### Required work
Pick out each line with the word "this" from the material that follows.

### Items
################

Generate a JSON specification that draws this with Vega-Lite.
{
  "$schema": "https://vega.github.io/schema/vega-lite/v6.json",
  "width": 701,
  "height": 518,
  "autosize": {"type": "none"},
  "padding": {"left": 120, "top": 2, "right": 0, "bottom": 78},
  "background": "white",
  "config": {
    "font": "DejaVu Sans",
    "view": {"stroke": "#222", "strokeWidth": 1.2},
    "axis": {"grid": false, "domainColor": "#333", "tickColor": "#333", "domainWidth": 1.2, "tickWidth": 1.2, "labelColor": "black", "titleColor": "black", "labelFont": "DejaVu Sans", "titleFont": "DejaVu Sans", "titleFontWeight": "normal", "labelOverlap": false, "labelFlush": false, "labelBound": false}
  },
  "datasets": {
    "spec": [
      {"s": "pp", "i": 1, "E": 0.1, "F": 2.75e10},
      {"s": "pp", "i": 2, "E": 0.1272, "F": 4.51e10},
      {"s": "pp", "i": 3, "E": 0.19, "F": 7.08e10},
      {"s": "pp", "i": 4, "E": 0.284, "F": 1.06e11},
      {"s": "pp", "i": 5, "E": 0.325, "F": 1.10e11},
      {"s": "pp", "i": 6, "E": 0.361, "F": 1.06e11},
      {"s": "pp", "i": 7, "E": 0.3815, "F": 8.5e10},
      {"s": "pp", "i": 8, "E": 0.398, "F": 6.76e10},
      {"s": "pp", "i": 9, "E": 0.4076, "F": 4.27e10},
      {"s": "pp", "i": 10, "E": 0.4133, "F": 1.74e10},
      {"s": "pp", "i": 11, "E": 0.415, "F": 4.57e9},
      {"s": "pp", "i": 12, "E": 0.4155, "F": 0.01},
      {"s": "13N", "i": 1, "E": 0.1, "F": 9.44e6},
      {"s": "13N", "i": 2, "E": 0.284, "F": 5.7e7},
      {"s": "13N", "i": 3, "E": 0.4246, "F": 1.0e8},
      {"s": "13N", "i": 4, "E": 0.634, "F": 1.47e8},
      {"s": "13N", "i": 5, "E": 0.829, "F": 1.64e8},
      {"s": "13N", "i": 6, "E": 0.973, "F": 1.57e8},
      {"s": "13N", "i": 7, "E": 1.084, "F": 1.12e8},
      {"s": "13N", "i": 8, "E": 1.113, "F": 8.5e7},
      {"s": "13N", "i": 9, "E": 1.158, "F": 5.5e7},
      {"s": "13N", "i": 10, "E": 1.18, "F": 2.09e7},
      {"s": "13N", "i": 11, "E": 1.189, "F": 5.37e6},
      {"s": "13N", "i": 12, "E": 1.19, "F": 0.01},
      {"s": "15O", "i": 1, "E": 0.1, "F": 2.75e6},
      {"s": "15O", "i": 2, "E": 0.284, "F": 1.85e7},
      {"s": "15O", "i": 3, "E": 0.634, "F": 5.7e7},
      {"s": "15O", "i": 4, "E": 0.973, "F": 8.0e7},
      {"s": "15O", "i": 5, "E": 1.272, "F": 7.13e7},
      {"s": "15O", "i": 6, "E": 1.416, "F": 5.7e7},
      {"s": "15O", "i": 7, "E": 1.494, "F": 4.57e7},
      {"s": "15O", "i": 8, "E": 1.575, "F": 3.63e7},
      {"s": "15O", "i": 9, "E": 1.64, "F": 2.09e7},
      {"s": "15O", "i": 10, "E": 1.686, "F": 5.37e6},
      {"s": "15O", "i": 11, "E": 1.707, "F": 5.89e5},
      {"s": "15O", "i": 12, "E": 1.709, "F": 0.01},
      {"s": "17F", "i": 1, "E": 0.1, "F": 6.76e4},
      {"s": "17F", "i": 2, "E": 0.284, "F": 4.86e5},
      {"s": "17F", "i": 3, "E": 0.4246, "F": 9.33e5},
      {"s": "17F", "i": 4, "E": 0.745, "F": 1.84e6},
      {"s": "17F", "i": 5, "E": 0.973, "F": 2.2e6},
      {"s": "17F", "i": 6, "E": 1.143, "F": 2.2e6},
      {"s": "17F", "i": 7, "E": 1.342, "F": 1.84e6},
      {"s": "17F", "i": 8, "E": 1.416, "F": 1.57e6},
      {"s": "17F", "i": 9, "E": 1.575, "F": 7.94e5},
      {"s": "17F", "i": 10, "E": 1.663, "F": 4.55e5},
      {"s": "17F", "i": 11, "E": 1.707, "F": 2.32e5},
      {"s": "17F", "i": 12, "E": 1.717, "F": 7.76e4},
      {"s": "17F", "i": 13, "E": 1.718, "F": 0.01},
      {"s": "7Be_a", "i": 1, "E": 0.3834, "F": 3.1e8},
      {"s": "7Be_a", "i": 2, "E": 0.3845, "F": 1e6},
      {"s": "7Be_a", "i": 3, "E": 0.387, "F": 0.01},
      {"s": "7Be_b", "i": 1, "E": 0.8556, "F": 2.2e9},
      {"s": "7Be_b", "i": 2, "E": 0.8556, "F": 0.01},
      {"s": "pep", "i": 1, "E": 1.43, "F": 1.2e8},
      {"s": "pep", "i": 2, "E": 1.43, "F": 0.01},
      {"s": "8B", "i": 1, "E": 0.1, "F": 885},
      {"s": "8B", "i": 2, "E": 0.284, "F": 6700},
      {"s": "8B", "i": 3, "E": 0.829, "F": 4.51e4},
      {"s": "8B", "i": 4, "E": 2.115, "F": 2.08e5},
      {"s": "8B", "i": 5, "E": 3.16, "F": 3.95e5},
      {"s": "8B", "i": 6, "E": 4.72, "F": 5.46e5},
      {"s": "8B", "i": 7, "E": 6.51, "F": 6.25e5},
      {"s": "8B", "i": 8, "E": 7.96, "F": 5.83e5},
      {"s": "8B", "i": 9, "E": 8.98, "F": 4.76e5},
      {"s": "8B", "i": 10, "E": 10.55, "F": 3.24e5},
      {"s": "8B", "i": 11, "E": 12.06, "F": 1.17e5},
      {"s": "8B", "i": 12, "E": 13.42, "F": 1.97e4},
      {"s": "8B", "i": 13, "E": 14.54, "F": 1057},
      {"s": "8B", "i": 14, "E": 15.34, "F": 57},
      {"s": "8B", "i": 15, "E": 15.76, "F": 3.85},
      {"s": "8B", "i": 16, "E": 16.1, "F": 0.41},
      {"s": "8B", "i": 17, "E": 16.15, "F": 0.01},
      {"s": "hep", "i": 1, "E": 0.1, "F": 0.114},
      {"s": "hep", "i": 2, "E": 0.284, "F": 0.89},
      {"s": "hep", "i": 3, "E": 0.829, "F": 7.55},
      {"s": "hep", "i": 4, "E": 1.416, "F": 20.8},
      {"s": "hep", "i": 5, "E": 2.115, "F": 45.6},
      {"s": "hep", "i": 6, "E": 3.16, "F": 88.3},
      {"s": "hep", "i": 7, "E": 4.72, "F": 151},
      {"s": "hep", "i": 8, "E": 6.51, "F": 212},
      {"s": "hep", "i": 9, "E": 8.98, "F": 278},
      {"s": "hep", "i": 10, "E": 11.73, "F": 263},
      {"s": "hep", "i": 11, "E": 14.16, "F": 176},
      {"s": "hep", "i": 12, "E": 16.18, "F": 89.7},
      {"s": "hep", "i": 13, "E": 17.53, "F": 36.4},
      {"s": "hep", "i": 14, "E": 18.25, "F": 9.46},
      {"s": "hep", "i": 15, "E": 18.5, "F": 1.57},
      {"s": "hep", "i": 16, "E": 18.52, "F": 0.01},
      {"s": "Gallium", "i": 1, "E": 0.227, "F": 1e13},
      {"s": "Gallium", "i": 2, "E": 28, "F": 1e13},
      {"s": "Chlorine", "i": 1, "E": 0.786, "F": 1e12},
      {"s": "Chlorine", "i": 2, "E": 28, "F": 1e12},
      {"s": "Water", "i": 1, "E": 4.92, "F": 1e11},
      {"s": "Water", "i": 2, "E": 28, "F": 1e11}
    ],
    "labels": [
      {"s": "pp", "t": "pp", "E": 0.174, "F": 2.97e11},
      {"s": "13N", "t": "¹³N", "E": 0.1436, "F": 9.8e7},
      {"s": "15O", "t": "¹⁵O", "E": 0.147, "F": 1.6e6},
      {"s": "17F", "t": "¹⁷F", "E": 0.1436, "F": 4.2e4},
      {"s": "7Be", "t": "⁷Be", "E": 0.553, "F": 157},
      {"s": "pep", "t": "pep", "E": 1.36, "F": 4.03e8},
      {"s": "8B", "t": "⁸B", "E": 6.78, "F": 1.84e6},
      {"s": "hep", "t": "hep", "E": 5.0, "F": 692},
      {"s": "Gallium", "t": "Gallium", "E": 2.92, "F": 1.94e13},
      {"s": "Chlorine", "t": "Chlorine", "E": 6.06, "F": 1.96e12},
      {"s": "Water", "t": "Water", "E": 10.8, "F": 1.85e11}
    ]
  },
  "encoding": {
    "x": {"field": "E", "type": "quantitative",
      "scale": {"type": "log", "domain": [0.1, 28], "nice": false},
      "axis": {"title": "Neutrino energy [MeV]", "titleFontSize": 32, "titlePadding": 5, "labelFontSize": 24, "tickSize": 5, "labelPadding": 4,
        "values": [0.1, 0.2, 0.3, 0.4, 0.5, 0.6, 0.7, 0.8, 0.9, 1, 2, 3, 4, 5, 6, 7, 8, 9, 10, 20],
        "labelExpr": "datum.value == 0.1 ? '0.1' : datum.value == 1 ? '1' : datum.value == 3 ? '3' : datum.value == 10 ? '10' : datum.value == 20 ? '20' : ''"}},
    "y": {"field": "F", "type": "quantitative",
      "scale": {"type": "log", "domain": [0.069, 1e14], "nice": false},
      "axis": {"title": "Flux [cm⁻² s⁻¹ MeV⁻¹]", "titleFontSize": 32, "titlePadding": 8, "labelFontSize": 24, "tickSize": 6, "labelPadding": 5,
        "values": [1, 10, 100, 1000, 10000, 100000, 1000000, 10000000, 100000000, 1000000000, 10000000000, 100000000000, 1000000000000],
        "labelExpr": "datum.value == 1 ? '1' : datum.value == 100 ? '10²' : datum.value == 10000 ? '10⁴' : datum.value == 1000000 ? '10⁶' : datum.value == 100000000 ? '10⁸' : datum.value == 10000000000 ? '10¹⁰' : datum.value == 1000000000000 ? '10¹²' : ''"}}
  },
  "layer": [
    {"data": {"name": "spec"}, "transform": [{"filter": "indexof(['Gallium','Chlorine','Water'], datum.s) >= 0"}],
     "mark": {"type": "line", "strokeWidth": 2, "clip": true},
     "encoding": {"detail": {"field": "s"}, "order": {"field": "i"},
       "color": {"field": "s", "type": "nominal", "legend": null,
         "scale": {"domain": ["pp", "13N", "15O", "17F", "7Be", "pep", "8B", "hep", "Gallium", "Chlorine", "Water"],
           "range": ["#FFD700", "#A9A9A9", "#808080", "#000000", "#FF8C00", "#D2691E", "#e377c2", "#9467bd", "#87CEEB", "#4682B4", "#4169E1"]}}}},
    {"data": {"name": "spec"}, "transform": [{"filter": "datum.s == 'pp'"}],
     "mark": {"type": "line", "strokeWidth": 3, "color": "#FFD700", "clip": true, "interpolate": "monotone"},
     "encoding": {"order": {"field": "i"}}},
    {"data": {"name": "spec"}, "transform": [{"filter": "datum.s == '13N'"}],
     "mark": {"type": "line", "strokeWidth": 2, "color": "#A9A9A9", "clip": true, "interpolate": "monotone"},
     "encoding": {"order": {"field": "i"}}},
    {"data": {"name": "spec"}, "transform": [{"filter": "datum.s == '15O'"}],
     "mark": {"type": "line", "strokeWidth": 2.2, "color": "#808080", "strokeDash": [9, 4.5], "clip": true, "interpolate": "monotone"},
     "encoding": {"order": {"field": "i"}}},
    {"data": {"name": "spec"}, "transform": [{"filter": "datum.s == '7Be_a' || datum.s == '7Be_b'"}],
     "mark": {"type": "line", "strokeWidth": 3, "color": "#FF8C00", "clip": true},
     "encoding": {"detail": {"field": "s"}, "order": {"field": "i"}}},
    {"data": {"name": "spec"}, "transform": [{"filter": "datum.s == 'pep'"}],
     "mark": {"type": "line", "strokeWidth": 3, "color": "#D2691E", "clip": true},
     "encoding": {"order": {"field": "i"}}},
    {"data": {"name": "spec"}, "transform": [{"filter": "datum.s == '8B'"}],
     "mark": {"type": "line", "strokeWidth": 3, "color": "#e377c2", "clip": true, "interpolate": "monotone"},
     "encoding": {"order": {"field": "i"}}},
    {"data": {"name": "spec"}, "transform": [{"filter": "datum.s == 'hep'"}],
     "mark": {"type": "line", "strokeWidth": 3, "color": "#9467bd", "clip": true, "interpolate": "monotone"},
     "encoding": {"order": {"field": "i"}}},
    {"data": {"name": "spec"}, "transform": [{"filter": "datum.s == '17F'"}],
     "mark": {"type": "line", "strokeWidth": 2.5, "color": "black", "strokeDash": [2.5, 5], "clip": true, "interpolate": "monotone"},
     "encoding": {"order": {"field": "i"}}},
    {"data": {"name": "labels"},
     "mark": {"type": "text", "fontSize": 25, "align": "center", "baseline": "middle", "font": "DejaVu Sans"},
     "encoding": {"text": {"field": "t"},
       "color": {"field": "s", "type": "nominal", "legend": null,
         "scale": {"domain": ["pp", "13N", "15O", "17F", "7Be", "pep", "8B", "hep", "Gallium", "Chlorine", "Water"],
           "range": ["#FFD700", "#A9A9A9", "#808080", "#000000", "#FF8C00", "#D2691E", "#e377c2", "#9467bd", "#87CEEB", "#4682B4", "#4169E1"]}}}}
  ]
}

################

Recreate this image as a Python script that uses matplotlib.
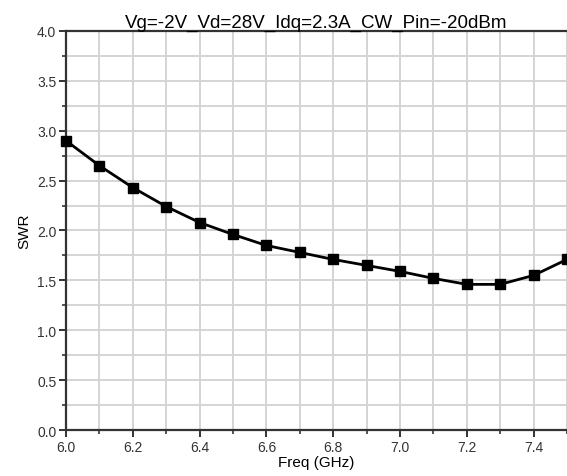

################

### Task answer
Generate a JSON specification that draws this with Vega-Lite.
Recreate this image as a Python script that uses matplotlib.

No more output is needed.